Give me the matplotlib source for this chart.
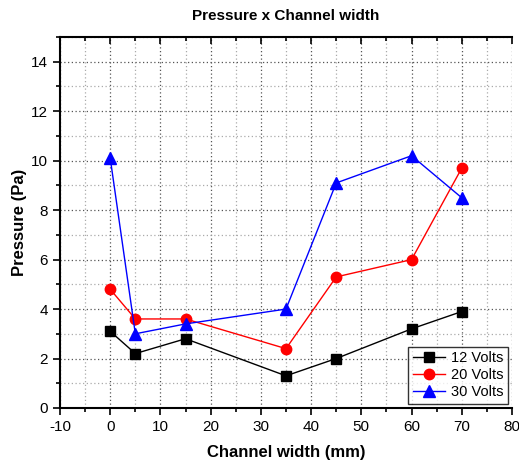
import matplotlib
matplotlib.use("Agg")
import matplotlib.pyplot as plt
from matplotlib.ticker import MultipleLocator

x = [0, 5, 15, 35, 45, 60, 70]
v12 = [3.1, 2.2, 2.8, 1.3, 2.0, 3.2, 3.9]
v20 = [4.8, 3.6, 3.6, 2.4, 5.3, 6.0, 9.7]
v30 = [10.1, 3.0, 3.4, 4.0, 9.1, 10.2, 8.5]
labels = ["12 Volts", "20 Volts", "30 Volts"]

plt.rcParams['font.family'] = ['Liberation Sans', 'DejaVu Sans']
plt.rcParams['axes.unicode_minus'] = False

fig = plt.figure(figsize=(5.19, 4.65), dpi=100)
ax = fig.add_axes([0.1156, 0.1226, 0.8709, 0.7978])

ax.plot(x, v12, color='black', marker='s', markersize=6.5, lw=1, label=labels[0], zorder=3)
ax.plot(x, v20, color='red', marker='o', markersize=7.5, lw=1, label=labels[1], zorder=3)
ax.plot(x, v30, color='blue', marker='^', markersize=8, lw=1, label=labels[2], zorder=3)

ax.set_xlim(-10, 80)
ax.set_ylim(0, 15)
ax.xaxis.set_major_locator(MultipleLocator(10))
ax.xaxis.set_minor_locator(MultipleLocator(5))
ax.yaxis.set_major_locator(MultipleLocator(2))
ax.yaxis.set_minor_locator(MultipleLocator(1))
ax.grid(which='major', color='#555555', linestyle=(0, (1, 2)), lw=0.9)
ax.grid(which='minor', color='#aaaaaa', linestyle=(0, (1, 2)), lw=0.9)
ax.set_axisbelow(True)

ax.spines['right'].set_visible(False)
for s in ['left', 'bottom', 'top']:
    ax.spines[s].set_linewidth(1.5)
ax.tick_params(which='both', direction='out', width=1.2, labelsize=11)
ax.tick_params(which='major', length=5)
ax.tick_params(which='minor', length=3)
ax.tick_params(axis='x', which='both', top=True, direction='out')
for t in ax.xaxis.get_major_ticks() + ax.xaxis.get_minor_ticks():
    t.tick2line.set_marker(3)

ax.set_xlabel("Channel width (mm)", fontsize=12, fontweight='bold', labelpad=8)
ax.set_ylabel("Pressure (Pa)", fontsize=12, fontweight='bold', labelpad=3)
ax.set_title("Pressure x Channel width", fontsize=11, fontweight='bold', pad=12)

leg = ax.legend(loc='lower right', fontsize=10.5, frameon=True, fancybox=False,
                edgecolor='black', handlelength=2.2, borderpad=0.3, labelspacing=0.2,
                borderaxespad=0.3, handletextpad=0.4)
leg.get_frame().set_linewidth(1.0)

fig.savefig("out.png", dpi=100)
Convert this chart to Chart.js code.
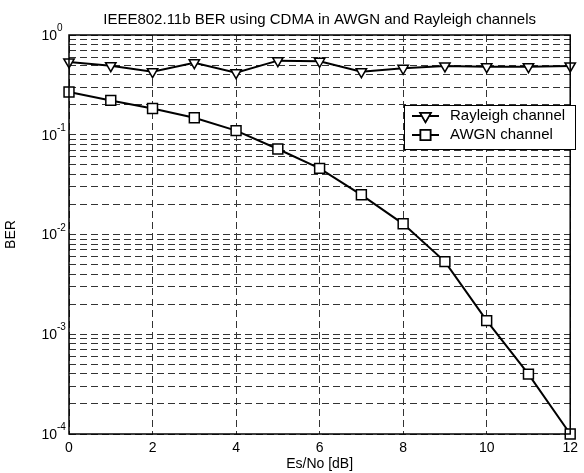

---+---

Set the lines above down again, word for word, from the first through the one containing "lw=1, label=labels[2], zorder=3)"; pictures excluded.

=== SOLUTION ===
Give me the matplotlib source for this chart.
import matplotlib
matplotlib.use("Agg")
import matplotlib.pyplot as plt
from matplotlib.ticker import MultipleLocator

x = [0, 5, 15, 35, 45, 60, 70]
v12 = [3.1, 2.2, 2.8, 1.3, 2.0, 3.2, 3.9]
v20 = [4.8, 3.6, 3.6, 2.4, 5.3, 6.0, 9.7]
v30 = [10.1, 3.0, 3.4, 4.0, 9.1, 10.2, 8.5]
labels = ["12 Volts", "20 Volts", "30 Volts"]

plt.rcParams['font.family'] = ['Liberation Sans', 'DejaVu Sans']
plt.rcParams['axes.unicode_minus'] = False

fig = plt.figure(figsize=(5.19, 4.65), dpi=100)
ax = fig.add_axes([0.1156, 0.1226, 0.8709, 0.7978])

ax.plot(x, v12, color='black', marker='s', markersize=6.5, lw=1, label=labels[0], zorder=3)
ax.plot(x, v20, color='red', marker='o', markersize=7.5, lw=1, label=labels[1], zorder=3)
ax.plot(x, v30, color='blue', marker='^', markersize=8, lw=1, label=labels[2], zorder=3)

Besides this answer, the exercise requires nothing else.